>> begin

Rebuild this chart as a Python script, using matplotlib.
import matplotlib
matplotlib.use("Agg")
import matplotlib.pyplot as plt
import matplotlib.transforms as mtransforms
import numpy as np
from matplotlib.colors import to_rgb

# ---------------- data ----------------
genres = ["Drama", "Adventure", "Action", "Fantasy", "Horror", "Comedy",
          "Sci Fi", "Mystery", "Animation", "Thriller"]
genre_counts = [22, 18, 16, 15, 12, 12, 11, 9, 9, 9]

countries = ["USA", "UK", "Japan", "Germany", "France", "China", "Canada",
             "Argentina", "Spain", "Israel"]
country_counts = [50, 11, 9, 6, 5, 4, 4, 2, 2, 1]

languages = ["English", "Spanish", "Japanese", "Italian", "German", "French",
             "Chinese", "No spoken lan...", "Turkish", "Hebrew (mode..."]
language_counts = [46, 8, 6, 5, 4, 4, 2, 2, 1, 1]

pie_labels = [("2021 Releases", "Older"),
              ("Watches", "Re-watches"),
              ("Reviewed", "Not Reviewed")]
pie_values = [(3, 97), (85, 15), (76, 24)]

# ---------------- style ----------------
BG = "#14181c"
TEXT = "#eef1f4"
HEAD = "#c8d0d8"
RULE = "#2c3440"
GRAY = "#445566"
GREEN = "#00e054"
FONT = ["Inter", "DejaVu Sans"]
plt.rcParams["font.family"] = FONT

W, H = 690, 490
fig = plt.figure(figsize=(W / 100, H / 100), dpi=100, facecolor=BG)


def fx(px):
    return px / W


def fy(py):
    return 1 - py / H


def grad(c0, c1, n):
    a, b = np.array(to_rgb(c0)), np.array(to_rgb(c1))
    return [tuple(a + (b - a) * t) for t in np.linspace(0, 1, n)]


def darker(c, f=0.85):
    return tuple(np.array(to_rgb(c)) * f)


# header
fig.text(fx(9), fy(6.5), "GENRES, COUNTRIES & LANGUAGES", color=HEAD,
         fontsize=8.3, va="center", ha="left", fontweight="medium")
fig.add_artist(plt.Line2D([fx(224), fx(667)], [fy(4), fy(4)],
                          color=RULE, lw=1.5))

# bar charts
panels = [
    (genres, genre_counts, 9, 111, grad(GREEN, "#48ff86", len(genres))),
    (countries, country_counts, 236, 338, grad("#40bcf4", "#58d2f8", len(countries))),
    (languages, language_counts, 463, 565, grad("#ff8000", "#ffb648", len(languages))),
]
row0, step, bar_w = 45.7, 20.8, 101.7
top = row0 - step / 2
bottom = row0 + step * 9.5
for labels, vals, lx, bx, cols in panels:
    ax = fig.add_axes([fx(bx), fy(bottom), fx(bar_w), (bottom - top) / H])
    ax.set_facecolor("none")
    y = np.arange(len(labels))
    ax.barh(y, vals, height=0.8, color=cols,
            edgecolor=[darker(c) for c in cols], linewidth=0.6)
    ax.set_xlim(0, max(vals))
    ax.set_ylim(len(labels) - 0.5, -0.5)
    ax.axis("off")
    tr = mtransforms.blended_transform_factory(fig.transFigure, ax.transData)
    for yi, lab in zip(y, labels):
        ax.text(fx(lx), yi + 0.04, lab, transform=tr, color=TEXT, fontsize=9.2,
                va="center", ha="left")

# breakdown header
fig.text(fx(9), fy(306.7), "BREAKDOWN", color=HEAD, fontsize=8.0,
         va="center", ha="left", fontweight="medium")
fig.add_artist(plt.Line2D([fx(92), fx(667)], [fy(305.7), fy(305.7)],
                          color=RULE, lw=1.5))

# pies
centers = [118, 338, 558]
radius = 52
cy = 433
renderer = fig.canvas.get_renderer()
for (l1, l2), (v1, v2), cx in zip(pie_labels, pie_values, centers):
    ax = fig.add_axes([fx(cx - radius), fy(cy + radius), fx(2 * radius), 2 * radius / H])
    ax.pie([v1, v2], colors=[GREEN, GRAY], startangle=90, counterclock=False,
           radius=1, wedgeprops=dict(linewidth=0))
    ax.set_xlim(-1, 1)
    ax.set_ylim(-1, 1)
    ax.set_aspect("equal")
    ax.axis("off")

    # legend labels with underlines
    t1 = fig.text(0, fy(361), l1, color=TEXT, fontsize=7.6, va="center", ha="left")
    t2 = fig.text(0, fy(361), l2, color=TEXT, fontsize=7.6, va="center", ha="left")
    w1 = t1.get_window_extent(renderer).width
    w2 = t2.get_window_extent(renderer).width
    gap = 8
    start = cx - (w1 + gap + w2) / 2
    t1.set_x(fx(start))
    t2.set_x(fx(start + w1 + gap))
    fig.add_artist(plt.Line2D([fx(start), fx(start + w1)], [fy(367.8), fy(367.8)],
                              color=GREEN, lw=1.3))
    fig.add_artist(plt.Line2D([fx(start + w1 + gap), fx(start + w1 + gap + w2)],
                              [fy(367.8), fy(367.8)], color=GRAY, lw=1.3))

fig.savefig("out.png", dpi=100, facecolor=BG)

>> end

**Problem description:** From the first line of the data above to the line holding "11, 9, 9, 9]", reproduce each line exactly; emit no other lines.

**Final result:**
Rebuild this chart as a Python script, using matplotlib.
import matplotlib
matplotlib.use("Agg")
import matplotlib.pyplot as plt
import matplotlib.transforms as mtransforms
import numpy as np
from matplotlib.colors import to_rgb

# ---------------- data ----------------
genres = ["Drama", "Adventure", "Action", "Fantasy", "Horror", "Comedy",
          "Sci Fi", "Mystery", "Animation", "Thriller"]
genre_counts = [22, 18, 16, 15, 12, 12, 11, 9, 9, 9]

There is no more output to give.